If you still aren’t convinced of the importance of forgetting, consider the mentally exhausting alternative of remembering everything. Jill Price, the first described case of hyperthymesia [9] or highly superior autobiographical memory (HSAM) describes her experience like this:

“Every day is like a bag of garbage. And then you go to sleep, and you wake up the next day. And it’s a fresh day. And you can throw that garbage bag out from the day before. I don’t have that. I got massive amounts of just piled up garbage bags everywhere.”

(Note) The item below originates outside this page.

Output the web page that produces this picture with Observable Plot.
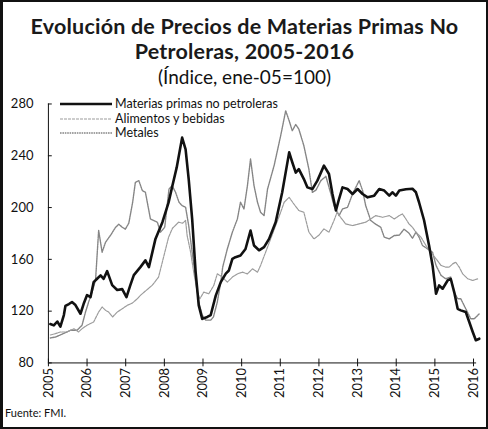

This American Life’s “In Defense of Ignorance” episode, April 2016

This “nonstop, uncontrollable, and automatic” memory allows her to tell you that Easter Sunday fell on April 16 in 1995 and that it was a rainy day, but the inordinate amount of time she spends recalling the past interferes with her ability to live in the present [9]. Researchers believe there may be a link between HSAM and obsessive-compulsive disorder such that people with HSAM strengthen their memories through an obsessive, habitual rehearsal of their past experiences [10] and point to evidence of similarities in structural brain changes in both populations compared to normal controls [11]. While Jill says she isn’t jealous of those of us who are able to forget, cases like hers allow us to reconsider the necessity of forgetting in healthy memory, and leave me itching to take out the trash.